FXを使った裁定取引(アービトラージ)は可能でしょうか?
裁定取引とは、本来は価格が同じであるべき二つの商品に値差が生じたとき、一方を買うと同時に一方を売り、同じ価格に戻ったときに取引を解消して鞘をかせぐ取引です。アービトラージともいいます。分かりやすい例をあげると、遠く離れた2ヶ所の取引所で同じ銘柄が取引されているとしたら、そうした機会が生じる可能性があります。ただ、それは通信手段などが発達していなかった時代の話し。現在行われているのは、デリバティブ取引とその原市場という組み合わせです。簡単にいうと、現物価格と先物価格の間の値差を利用するのです。実際、金利、株式、金(ゴールド)などでは盛んに裁定取引が行われています。

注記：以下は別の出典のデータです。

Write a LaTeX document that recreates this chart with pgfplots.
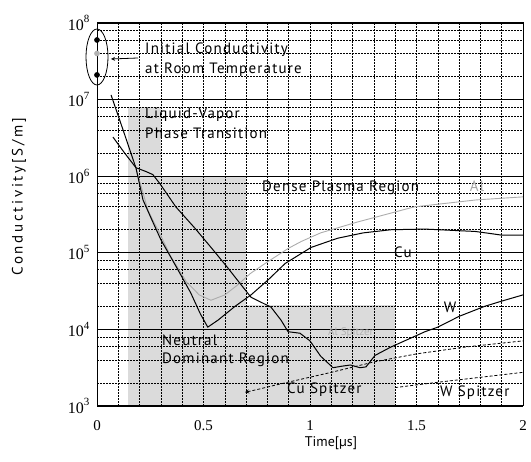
\documentclass[border=0pt]{standalone}
\usepackage{fontspec}
\setmainfont{PT Sans}
\newfontfamily\tickfont{Liberation Serif}
\usepackage{pgfplots}
\pgfplotsset{compat=1.18}
\begin{document}
\begin{tikzpicture}
\begin{axis}[
  set layers,
  at={(97pt,56pt)}, anchor=south west,
  scale only axis, width=426pt, height=383pt,
  xmin=0, xmax=2, ymode=log, ymin=1e3, ymax=1e8,
  clip=false,
  axis line style={line width=1pt},
  xtick={0,0.5,1,1.5,2},
  xticklabels={0,0.5,1,1.5,2},
  ytick={1e3,1e4,1e5,1e6,1e7,1e8},
  yticklabels={10\raisebox{0.45em}{\fontsize{11}{11}\selectfont 3},10\raisebox{0.45em}{\fontsize{11}{11}\selectfont 4},10\raisebox{0.45em}{\fontsize{11}{11}\selectfont 5},10\raisebox{0.45em}{\fontsize{11}{11}\selectfont 6},10\raisebox{0.45em}{\fontsize{11}{11}\selectfont 7},10\raisebox{0.45em}{\fontsize{11}{11}\selectfont 8}},
  minor xtick={0.1,0.2,0.3,0.4,0.5,0.6,0.7,0.8,0.9,1.0,1.1,1.2,1.3,1.4,1.5,1.6,1.7,1.8,1.9},
  minor ytick={2e3,4e3,6e3,8e3,2e4,4e4,6e4,8e4,2e5,4e5,6e5,8e5,2e6,4e6,6e6,8e6,2e7,4e7,6e7,8e7},
  xminorgrids=true, ymajorgrids=true, yminorgrids=true,
  major grid style={black, line width=0.6pt},
  minor grid style={black, line width=0.6pt, dash pattern=on 1.6pt off 1.4pt},
  major tick length=0pt, minor tick length=0pt,
  xticklabel style={font=\tickfont\fontsize{15}{15}\selectfont, yshift=-11pt},
  yticklabel style={font=\tickfont\fontsize{16}{16}\selectfont, xshift=-4pt},
]
\begin{pgfonlayer}{axis background}
\fill[gray!28] (axis cs:0.145,1e6) rectangle (axis cs:0.30,8e6);
\fill[gray!28] (axis cs:0.145,1e3) rectangle (axis cs:0.70,1e6);
\fill[gray!28] (axis cs:0.70,1e3) rectangle (axis cs:1.40,2.1e4);
\end{pgfonlayer}
% Al
\addplot[gray!65, line width=0.9pt] coordinates {
(0.183,1.26e6) (0.24,3.55e5) (0.30,1.66e5) (0.347,8.9e4) (0.42,4.17e4) (0.48,2.82e4)
(0.535,2.4e4) (0.6,2.82e4) (0.66,3.8e4) (0.72,5.37e4) (0.8,7.59e4) (0.9,1.15e5)
(0.96,1.41e5) (1.05,1.82e5) (1.22,2.51e5) (1.49,3.98e5) (1.78,4.9e5) (2.0,5.37e5)};
% Cu
\addplot[black, line width=1pt, line join=round] coordinates {
(0.066,1.15e7) (0.12,4.2e6) (0.183,1.28e6) (0.216,4.9e5) (0.26,2.6e5) (0.30,1.48e5)
(0.38,6.0e4) (0.44,3.0e4) (0.485,1.6e4) (0.52,1.07e4) (0.568,1.32e4) (0.648,2.0e4)
(0.723,2.82e4) (0.803,4.42e4) (0.883,7.24e4) (1.005,1.175e5) (1.13,1.55e5) (1.25,1.82e5)
(1.38,2.0e5) (1.54,2.04e5) (1.775,1.9e5) (1.85,1.78e5) (1.9,1.70e5) (2.0,1.70e5)};
% W
\addplot[black, line width=1pt, line join=round] coordinates {
(0.075,3.24e6) (0.13,2.0e6) (0.183,1.29e6) (0.23,1.15e6) (0.262,1.05e6) (0.296,7.94e5)
(0.37,3.98e5) (0.46,2.09e5) (0.55,1.05e5) (0.615,6.31e4) (0.66,4.37e4) (0.723,2.63e4)
(0.817,1.95e4) (0.864,1.32e4) (0.897,9.33e3) (0.953,8.91e3) (1.0,7.08e3) (1.05,4.47e3)
(1.108,3.16e3) (1.15,3.31e3) (1.19,3.43e3) (1.235,3.16e3) (1.263,3.24e3) (1.305,4.57e3)
(1.38,5.89e3) (1.46,7.41e3) (1.54,9.33e3) (1.6,1.07e4) (1.7,1.48e4) (1.82,2.0e4)
(1.9,2.34e4) (2.0,2.82e4)};
% Cu Spitzer
\addplot[black, line width=0.8pt, dash pattern=on 3pt off 2pt, <-, >=stealth] coordinates {
(0.695,1.51e3) (0.76,1.66e3) (0.85,1.91e3) (0.944,2.19e3) (1.1,2.75e3) (1.3,3.76e3)
(1.5,4.79e3) (1.73,5.89e3) (2.0,7.08e3)};
% W Spitzer
\addplot[black, line width=0.8pt, dash pattern=on 3pt off 2pt] coordinates {
(1.4,1.74e3) (1.6,2.04e3) (1.8,2.37e3) (2.0,2.75e3)};
% initial conductivities
\addplot[only marks, mark=*, mark size=2.6pt, black] coordinates {(0,6e7) (0,2.1e7)};
\addplot[only marks, mark=*, mark size=2.6pt, gray!60] coordinates {(0,4e7)};
\end{axis}
\draw[line width=0.8pt] (97pt,405pt) ellipse [x radius=11pt, y radius=28pt];
\draw[line width=0.8pt, ->, >=stealth] (138pt,404pt) -- (111pt,403pt);
\begin{scope}[every node/.style={inner sep=0pt, font=\fontsize{15}{17}\selectfont\addfontfeature{LetterSpace=8}}]
\node[anchor=west] at (145pt,412pt) {Initial Conductivity};
\node[anchor=west] at (145pt,392pt) {at Room Temperature};
\node[anchor=west] at (145pt,347pt) {Liquid-Vapor};
\node[anchor=west] at (145pt,329pt) {Phase Transition};
\node[anchor=west] at (262pt,274pt) {Dense Plasma Region};
\node[text=gray!70] at (477pt,276pt) {Al};
\node at (403pt,210pt) {Cu};
\node at (450pt,155pt) {W};
\node[anchor=west] at (162pt,122pt) {Neutral};
\node[anchor=west] at (162pt,102pt) {Dominant Region};
\node[anchor=west] at (287pt,72pt) {Cu Spitzer};
\node[anchor=west] at (440pt,69pt) {W Spitzer};
\node[anchor=west, text=gray!60, font=\fontsize{11}{12}\selectfont] at (328pt,129pt) {Al Spitzer};
\node[font=\fontsize{14}{16}\selectfont] at (331pt,19pt) {Time[µs]};
\node[rotate=90, font=\fontsize{15}{17}\selectfont\addfontfeature{LetterSpace=18}] at (19pt,265pt) {Conductivity[S/m]};
\end{scope}
\pgfresetboundingbox
\useasboundingbox (0,0) rectangle (531pt,462pt);
\end{tikzpicture}
\end{document}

為替相場の場合は、フォワード取引と先物取引の間で裁定取引が可能です。例えば、ドル円のスポット取引が100円、3ケ月直先スプレッドが0.5円だとします。つまりフォワード市場では3ケ月先に手に入るドルが100.5円で買えるわけです。一方、IMMの先物市場では、3ケ月もの価格が101円だとすると、フォワードで買って先物で売っておけば、3カ月後には確実に利益となります。
しかしこうした取引は個人ではできません。CMEの先物は個人でも利用できますが、フォワード取引は不可能だからです。ではFXとIMMではどうでしょうか?組み合わせ自体は可能ですが、確実に利益を得られる保証がありません。裁定取引のミソは、儲けは大きくないもののほぼ確実に手にできるということです。現物の受け渡しを前提としないFXでは、鞘を利益にかえられる保障がないのです。
ただ、確実性というところに目をつむるのであれば、他にも組み合わせはあります。FXは相対取引なので、業者によって瞬間的には価格が異なっている可能性があります。特に流動性が低下している時間帯や何らかのサプライズでボラティリティーが上昇したときです。ただ、取引コスト(スプレッド)を考えると、実際に儲けを生むほどのチャンスはあまりなさなそうですが。また、価格変動の裁定取引ではありませんが、スワップポイントの業者間の差を狙うスワップアービトラージという手法があります。